After the financial crisis in 2008-09, Wells Fargo and J.P. Morgan Chase were elevated in the minds of analysts and investors for their savviness in avoiding the worst of the downturn. Jamie Dimon proclaimed his “fortress” balance sheet and John Stumpf bristled at Wells Fargo being forced to take TARP capital. J.P. Morgan Chase completed two government assisted deals – Bear Stearns and Washington Mutual – at little cost. Wells Fargo swiped the floundering lemon, Wachovia, from a government-assisted Citigroup deal, and made lemonade. Investors were pleased when both companies rapidly reintroduced a significant dividend. Their stock prices recovered much of the ground lost in the recession by 2011, and both trade much higher than their former peak values in 2007.
This relative outperformance of J.P. Morgan Chase and Wells Fargo led analysts and reporters to construct causal stories for the success. Risk management was better. Culture was stronger. Management was superior. The truth was simpler. J.P. Morgan Chase and Wells Fargo did have risk management, culture and management. They did lever these strengths during the financial crisis into making value creating acquisitions. With little dilution to their stocks during the crisis, it was only a matter of time before the value of these acquisitions showed in performance and stock value.
Before the financial crisis, Bank of America was reasonably equal in culture and risk management to these other two franchises. If Bank of America had minded its knitting while the financial world teetered on destruction, it probably would have come out equally well, but it didn’t. The company made two disastrous acquisitions – Countrywide and Merrill Lynch – without government assistance. The losses generated by these deals put Bank of America in the dog house for seven years.
Whatever the causal stories generated by analysts and reporters for the greatness of J.P. Morgan Chase and Wells Fargo vs the ineptness of Bank of America, it was a matter of time before the pig moved through the snake and the value of Bank of America showed itself.

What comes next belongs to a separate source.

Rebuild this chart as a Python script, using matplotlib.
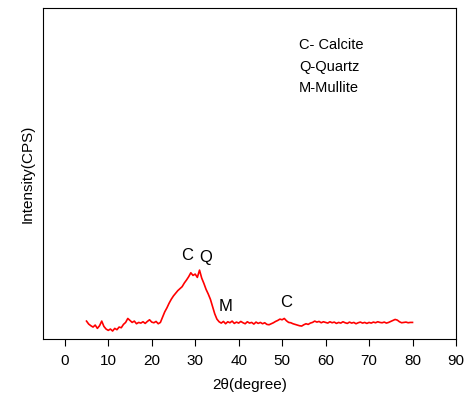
import matplotlib.pyplot as plt
import numpy as np

plt.rcParams['font.family'] = ['Liberation Sans', 'DejaVu Sans']

# 2-theta positions (degree), sampled every 0.5 from 5 to 80
two_theta = np.arange(5.0, 80.01, 0.5)

# intensity (arbitrary units, 0-100 axis)
intensity = [
    5.4, 4.5, 4.0, 3.6, 4.2, 3.2, 4.0, 5.4, 3.8, 3.0,      # 5.0 - 9.5
    2.6, 3.0, 2.4, 3.2, 2.8, 3.6, 3.4, 4.4, 5.0, 6.2,      # 10.0 - 14.5
    5.6, 5.0, 5.4, 4.6, 5.0, 4.8, 5.2, 4.7, 5.3, 5.8,      # 15.0 - 19.5
    5.1, 4.9, 5.3, 4.6, 5.0, 6.6, 8.2, 9.4, 10.8, 12.0,    # 20.0 - 24.5
    13.0, 13.8, 14.6, 15.2, 15.8, 16.9, 17.8, 18.8, 20.0, 19.2,  # 25.0 - 29.5
    19.6, 18.6, 20.8, 18.4, 16.8, 15.0, 13.6, 12.0, 9.8, 7.6,    # 30.0 - 34.5
    6.0, 5.2, 4.8, 5.3, 4.6, 5.2, 4.9, 5.4, 4.7, 5.1,      # 35.0 - 39.5
    4.8, 5.3, 4.9, 4.6, 5.2, 4.8, 5.0, 4.5, 5.1, 4.7,      # 40.0 - 44.5
    5.0, 4.6, 4.9, 4.4, 4.3, 4.6, 4.9, 5.3, 5.6, 6.0,      # 45.0 - 49.5
    5.8, 6.2, 5.5, 5.0, 4.9, 4.6, 4.4, 4.2, 4.0, 3.9,      # 50.0 - 54.5
    4.3, 4.6, 4.4, 4.8, 5.0, 5.4, 5.1, 5.3, 4.9, 5.2,      # 55.0 - 59.5
    5.0, 4.8, 5.2, 4.9, 5.1, 4.7, 5.0, 4.8, 5.2, 4.9,      # 60.0 - 64.5
    4.7, 5.1, 4.8, 5.0, 4.6, 4.9, 5.1, 4.8, 5.0, 4.7,      # 65.0 - 69.5
    5.0, 4.8, 5.1, 4.9, 5.2, 5.0, 4.9, 5.1, 4.8, 5.0,      # 70.0 - 74.5
    5.3, 5.6, 5.9, 5.7, 5.2, 4.9, 5.0, 5.1, 4.9, 5.0,      # 75.0 - 79.5
    5.0,                                                   # 80.0
]

peak_labels = ['C', 'Q', 'M', 'C']
peak_x = [28.1, 32.5, 37.1, 50.9]
peak_y = [25.1, 24.5, 9.7, 10.9]

legend_lines = ['C- Calcite', 'Q-Quartz', 'M-Mullite']

fig = plt.figure(figsize=(4.73, 3.96), dpi=100)
ax = fig.add_axes([0.091, 0.144, 0.873, 0.836])

ax.plot(two_theta, intensity, color='red', lw=1.2)

for lab, px, py in zip(peak_labels, peak_x, peak_y):
    ax.text(px, py, lab, ha='center', va='center', fontsize=12)

for i, line in enumerate(legend_lines):
    ax.text(0.62, 0.887 - i * 0.064, line, transform=ax.transAxes,
            ha='left', va='center', fontsize=10.5)

ax.set_xlim(-5, 90)
ax.set_ylim(0, 100)
ax.set_xticks(np.arange(0, 91, 10))
ax.set_yticks([])
ax.tick_params(axis='x', direction='out', length=5, labelsize=11, pad=6)
ax.set_xlabel('2\u03b8(degree)', fontsize=11, labelpad=7)
ax.set_ylabel('Intensity(CPS)', fontsize=11, labelpad=6)

fig.savefig('out.png', dpi=100)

After all, it’s not like J.P. Morgan Chase employs 200,000 stars and Bank of America employs 200,000 dopes. The three franchises have particular strengths and weaknesses, but overall they are in the same business, have about the same scale and similar earning potential. Bank of America is reverting to mean by rising.
Wells Fargo is showing us the same principle, but in the other direction. The “fake accounts” scandal tarnished their reputation and halted their growth. Although still the highest valued franchise measured by price to tangible book, Wells Fargo has relinquished its lead in total market value to J.P. Morgan Chase and is a scant $50 billion ahead of Bank of America. This is a far cry from where they stood last year on a relative basis.
In the last five years, the highest large bank stock price increases are Bank of America at 210%, SunTrust at 161% and Regions at 157%. All three franchises were damaged during the financial crisis and traded at low prices to tangible book for several years thereafter. The fact that all three have now risen to the top as the best place to invest for the highest gain (risk and volatility be damned) is not surprising. Reversion to mean has turned out to be a more important principle than the pervasive pessimism that reigned for years over these three franchises based on supposedly causal qualitative differences.
Understanding the process under way in the financials is also the best prism for understanding the overall stock market. The stock market as measured by the S&P 500 and Dow Jones Industrial average has been setting new highs of late. Both indices are up close to 10% since Trump’s election. It is fashionable for business reporters to talk about the irrational exuberance and likelihood of a near term decline. However, instead of focusing on the overall market, consider the different sectors.
As we have already discussed in isolation, financials are up big. The sector has moved 25%. Half the move in the S&P 500 is the financials. Just the large banks discussed above are up more than $300 billion in market value. Throw in the large regional banks and insurers, and the gain goes above half a trillion. These companies are not suddenly trading at unheard premiums to earnings or book, but they are reflecting the strong potential for rising interest rates improving the operating earnings and lower corporate taxes improving the dividend payout and stock buyback programs.
It is hard to overstate how difficult the last several years have been for the banks given extremely low interest rates. Initially in 2009-10, lower rates expanded margins, but this boost expired relatively quickly and five years of near-zero interest rates has challenged the fundamental banking model. It extended the amount of time necessary for the large banks like Bank of America to earn their way through their problems. It is more difficult to make money when it costs 100 to 200 basis points to provide deposit services to clients, yet wholesale money costs less than 50 basis points. It’s a little bit like the business of gold mining. If the price of gold falls below the cost of mining it, gold producers can’t make money. The mines stay open only because of sunk costs and the hope that supply and demand will eventually balance causing prices to rise. This is the moment that has arrived for banking.
Community banks, in particular, have been hard pressed for several years. Community banks are high cost providers of deposit services because they are less scaled, and tend to be more branch centric. Most community banks get more than 80% of revenue from spread income. When the Federal Reserve chose to keep interest rates so low for so long, community banks and savers, were among those “thrown under the bus”. Second guessing the Federal Reserve’s policy really isn’t the point. It is simply to note that rising rates is as significant to community banks as $50 oil is to the health of the oil industry. Community banks as a group have been a weak segment since the financial crisis because low interest rates harm the business model. The group is now reverting to mean.